When the Strait Closes: Trade Dependencies and Shipping Disruption Scenarios for the Strait of Hormuz

19 March 2026

The Strait of Hormuz is one of the world’s most critical maritime chokepoints for global trade. Roughly one-fifth of global oil shipments pass through this narrow waterway between Oman and Iran, making any disruption to transit through the strait a matter of worldwide economic concern. This brief examines two key dimensions of its disruption: global trade dependencies on Hormuz-dependent Gulf exporters, and shipping disruption scenarios simulated using an agent-based maritime transport model.


Our analysis finds that roughly USD 1.2 trillion in annual trade flows from five Gulf countries (Iran, the United Arab Emirates, Qatar, Kuwait, and Bahrain) could be affected by a prolonged closure. Energy products dominate these trade flows, with crude oil, liquefied natural gas, and refined petroleum products together accounting for nearly USD 800 billion. The shipping model reveals an important finding: while short disruptions of two weeks or less would likely have limited economic consequences, disruptions extending beyond four weeks generate disproportionately larger effects as cascading schedule delays accumulate across the global shipping network.

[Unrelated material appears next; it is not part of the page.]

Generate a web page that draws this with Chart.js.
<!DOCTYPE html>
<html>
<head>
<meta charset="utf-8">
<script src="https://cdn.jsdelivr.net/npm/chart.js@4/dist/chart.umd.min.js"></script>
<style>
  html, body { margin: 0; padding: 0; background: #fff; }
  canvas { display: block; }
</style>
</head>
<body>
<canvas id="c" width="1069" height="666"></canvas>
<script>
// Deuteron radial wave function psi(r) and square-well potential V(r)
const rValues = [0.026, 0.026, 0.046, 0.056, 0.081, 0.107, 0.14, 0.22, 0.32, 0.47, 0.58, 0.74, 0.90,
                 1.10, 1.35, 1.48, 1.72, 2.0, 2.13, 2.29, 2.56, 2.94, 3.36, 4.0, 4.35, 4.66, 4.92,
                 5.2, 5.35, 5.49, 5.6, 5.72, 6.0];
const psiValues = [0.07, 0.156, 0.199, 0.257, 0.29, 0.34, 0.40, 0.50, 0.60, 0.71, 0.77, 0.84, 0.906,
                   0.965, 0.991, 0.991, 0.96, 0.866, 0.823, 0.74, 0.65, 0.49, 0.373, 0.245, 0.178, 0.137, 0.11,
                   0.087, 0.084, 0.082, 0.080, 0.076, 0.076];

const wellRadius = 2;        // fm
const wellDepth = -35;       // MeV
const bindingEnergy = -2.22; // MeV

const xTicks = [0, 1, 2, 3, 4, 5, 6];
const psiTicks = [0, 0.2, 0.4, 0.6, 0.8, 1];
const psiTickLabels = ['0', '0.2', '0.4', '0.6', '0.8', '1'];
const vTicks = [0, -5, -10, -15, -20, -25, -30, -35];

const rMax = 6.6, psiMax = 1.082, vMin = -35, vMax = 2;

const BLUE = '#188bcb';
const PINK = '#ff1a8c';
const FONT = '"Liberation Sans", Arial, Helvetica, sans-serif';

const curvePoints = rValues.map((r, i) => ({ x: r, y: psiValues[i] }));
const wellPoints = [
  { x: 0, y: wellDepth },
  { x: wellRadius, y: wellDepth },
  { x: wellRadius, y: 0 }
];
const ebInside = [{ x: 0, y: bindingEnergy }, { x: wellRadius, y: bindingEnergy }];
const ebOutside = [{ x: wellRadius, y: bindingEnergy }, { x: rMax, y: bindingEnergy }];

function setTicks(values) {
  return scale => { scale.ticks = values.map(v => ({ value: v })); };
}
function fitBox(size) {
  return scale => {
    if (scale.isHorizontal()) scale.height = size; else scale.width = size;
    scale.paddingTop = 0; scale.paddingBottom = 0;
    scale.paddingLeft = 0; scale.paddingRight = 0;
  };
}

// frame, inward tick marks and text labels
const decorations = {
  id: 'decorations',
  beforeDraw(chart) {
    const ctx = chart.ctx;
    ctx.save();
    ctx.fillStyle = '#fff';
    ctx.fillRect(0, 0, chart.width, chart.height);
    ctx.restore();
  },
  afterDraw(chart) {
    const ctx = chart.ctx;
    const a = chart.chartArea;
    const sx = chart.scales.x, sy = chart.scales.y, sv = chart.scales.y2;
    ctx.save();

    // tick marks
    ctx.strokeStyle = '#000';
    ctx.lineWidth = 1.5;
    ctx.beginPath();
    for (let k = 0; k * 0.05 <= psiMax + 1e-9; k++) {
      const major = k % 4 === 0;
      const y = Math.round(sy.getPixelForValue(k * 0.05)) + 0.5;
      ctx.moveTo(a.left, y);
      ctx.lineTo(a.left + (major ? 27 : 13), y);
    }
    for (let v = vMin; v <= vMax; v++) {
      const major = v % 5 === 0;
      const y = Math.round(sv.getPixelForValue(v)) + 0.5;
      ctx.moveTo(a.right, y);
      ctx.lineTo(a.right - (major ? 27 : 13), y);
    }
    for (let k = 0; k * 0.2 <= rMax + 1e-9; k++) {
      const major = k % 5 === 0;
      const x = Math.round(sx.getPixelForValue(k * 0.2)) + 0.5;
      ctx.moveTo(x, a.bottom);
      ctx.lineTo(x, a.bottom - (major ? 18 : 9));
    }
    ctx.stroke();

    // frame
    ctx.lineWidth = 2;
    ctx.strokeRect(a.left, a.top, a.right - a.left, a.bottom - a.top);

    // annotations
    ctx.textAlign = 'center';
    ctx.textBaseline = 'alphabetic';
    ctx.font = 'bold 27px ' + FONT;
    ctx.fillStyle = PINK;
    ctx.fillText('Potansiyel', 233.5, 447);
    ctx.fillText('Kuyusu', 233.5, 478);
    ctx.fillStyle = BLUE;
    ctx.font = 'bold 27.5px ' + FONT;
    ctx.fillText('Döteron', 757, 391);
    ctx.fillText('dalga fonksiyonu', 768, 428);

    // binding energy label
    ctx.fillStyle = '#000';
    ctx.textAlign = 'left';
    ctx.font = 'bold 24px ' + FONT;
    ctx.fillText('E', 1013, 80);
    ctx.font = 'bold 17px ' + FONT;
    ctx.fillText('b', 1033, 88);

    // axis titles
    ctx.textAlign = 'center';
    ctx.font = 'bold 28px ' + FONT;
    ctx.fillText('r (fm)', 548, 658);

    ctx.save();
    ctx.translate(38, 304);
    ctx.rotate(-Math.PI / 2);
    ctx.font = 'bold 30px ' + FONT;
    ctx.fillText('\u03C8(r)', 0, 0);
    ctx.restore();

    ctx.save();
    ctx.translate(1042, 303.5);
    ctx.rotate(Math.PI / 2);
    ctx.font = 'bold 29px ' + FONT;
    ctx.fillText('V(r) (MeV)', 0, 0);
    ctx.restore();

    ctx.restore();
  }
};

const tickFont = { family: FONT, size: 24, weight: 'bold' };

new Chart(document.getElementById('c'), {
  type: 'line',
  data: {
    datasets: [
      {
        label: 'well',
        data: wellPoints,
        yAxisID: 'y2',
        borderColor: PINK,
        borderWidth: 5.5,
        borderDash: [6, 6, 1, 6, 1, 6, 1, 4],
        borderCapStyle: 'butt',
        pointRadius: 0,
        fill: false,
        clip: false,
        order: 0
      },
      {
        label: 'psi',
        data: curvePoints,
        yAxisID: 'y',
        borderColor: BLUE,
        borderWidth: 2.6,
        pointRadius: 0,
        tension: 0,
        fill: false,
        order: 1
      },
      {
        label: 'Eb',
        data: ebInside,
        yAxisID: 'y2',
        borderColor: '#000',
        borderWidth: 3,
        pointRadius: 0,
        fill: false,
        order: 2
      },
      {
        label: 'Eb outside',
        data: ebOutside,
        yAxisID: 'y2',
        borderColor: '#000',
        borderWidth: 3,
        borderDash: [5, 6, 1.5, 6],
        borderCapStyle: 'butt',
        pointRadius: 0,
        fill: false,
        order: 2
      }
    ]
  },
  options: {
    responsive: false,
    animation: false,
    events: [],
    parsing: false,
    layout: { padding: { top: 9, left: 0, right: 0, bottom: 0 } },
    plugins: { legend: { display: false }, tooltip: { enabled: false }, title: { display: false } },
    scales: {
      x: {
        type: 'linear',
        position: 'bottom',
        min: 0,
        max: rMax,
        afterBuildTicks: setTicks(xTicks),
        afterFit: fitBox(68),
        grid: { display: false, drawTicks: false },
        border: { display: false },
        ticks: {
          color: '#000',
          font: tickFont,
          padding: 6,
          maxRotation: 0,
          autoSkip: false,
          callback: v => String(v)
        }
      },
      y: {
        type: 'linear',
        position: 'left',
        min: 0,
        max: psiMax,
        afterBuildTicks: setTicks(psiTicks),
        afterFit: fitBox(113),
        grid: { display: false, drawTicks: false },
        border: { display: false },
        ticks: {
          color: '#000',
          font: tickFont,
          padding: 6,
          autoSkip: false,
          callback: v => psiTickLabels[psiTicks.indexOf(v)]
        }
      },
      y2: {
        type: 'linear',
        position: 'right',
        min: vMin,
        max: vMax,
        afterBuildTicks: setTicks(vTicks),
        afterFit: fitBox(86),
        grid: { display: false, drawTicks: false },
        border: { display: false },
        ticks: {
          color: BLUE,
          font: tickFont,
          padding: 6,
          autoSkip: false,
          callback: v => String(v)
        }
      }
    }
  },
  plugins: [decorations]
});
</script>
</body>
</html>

For the European Union, total exposure amounts to approximately USD 47 billion per year (2022-2023 average), with Italy representing the largest share at nearly USD 9.8 billion per year due to its reliance on Qatari LNG and propane. The United Kingdom imports approximately USD 13 billion per year. Austria’s direct exposure is minimal at USD 0.3 billion per year, though indirect energy price transmission through European markets warrants monitoring.